Researchers now talk about “deep A.I.” referring to research inspired by biological neuroscience that among other processes involve “stacking” artificial neurons in layer upon layersand “train” them to process data.
This is all very puzzling to me, but what worried me while I listened to the radio programme was that both Hinton and Hopfield were calling for urgent research into A.I. safety to find ways to effectively control the A.I. systems, which are rapidly becoming smarter than humans.
A year before he received the Nobel Prize, Geoffrey Hinton had announced his resignation from a program called Google Brain in order to be able to speak out freely about the great risks associated with an overly rapid and thoughtless A.I. development. Both Hinton and Hopfield take every opportunity to express their concerns about the deliberate misuse of malicious actors, technological unemployment, and the existential risks posed by artificial general intelligence.

Chemistry Laureates David Baker, Demis Hassabis and John Jumper also conduct research on and with the help of A.I. and like Hopfield and Hinton, they also point out the major breakthrough that A.I. research had in the mid-2010s, as well as the dangers and benefits inherent in all A.I. research.

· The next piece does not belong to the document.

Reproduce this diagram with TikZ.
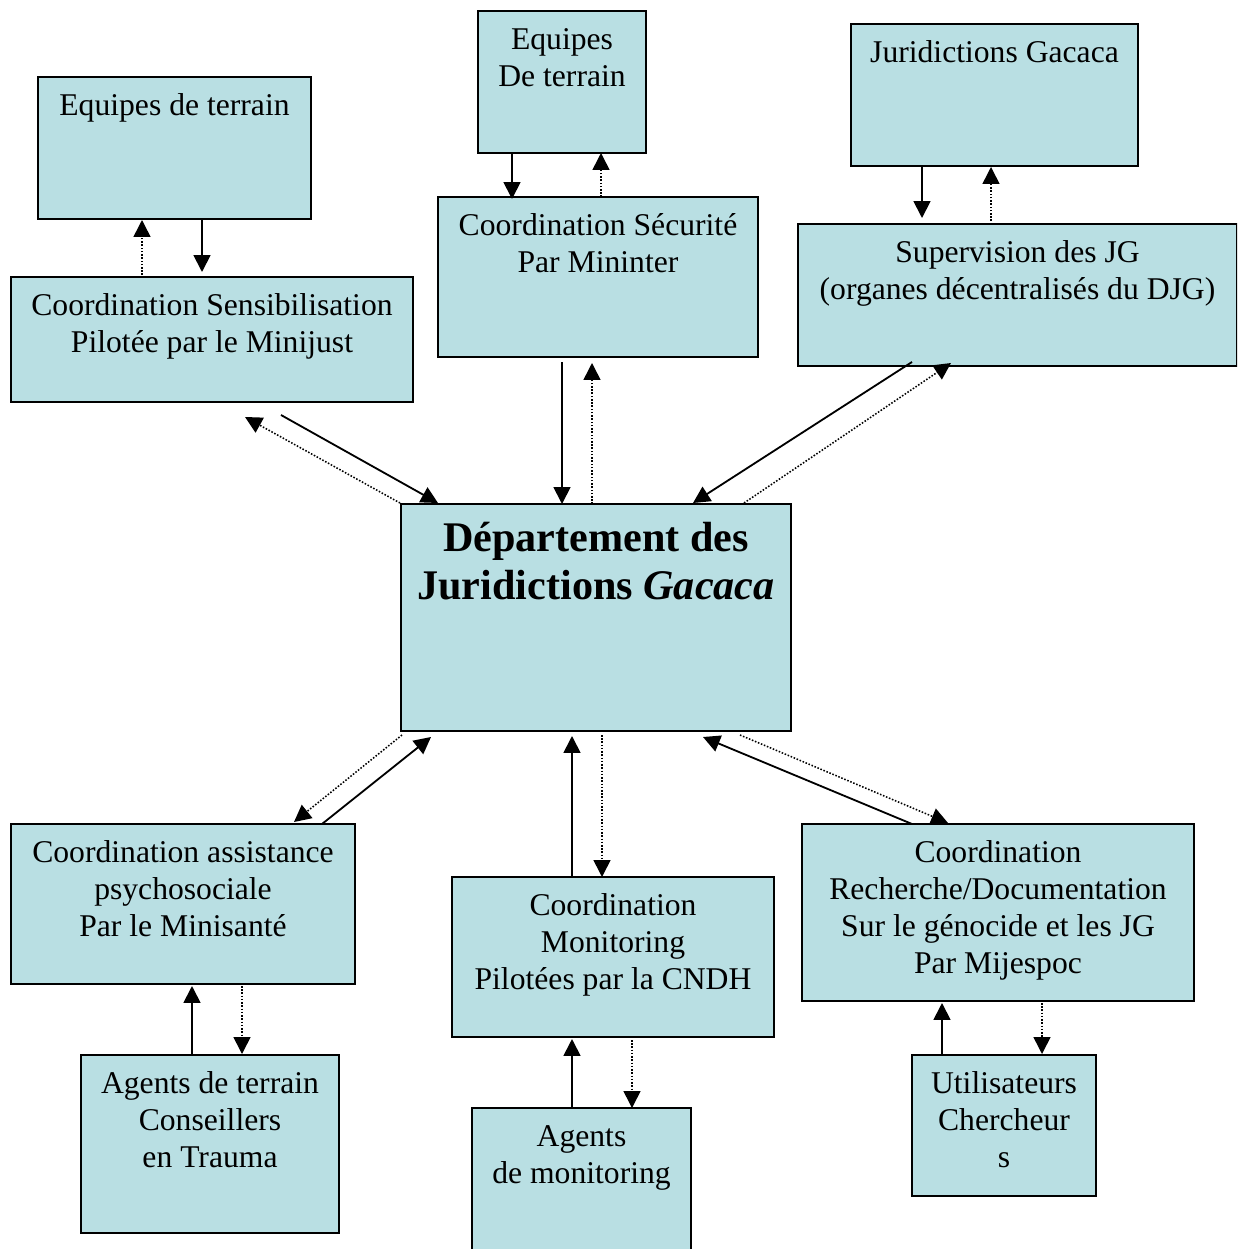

Hassabis, Baker and Jumper are researching the use of proteins as chemical tools. How proteins control and drive all the chemical reactions that together form the basis of life – proteins function as hormones, neurotransmitters, antibodies and building blocks within a wide variety of tissues.
Proteins are made up of 20 different amino acids, which can be described as the building blocks of life. In 2003, David Baker managed to use these blocks to design a new protein. Since then, his research group has created one protein after another, including proteins that can be used as drugs, vaccines, nanomaterials and small sensors.
As recently as 2020, Demis Hassabis and John Jumper presented an A.I. model that has been used to predict the structure of virtually all of the 200 million proteins that so far have been identified. Among a myriad of scientific applications that their model has made possible, researchers can now better understand antibiotic resistance and, for example, create enzymes capable of breaking down plastics.
The above is only a small selection of what will change everyone’s lives within an unimaginably short time. Hopefully for the better. Perhaps A.I. might give all of our children and grandchildren, as well as subsequent generations, a better world than the one that now is threatened by climate change, environmental destruction, war, injustice and intolerance.
Nevertheless, at the same time, it cannot be denied that lugubrious forces strive to exploit A.I. for their own narrow gain, for commercial interests, brain-destroying propaganda, refined warfare and mind control. And who can trust machines that program themselves?

Čapek, Karel(2004) R.U.R (Rossums Universal Robots). London: Penguin Classics. Dick, Philip K. (2007) Do Androids Dream of Electric Sheep? London: Gollancz. Gibson, William (1995) Neuromancer. New York: Harper Voyager. Harari, Yuval Noah (2017) Homo Deus: A Brief History of Tomorrow. New York: HarperCollins. Hoyle, Fred (2010) The Black Cloud. London: Penguin Modern Classics. Lem, Stanislaw (1991) Solaris. London: Faber & Faber. Printz-Påhlson, Göran (2011) Letters of Blood and Other Works in English. Cambrige: Open Book Publishers. Stapledon, Olaf (1999) Starmaker. London: Orion Publishing Group. Tegmark, Max (2017) Life 3.0: Being Human in the Age of Artificial Intelligence. London: Penguin Books.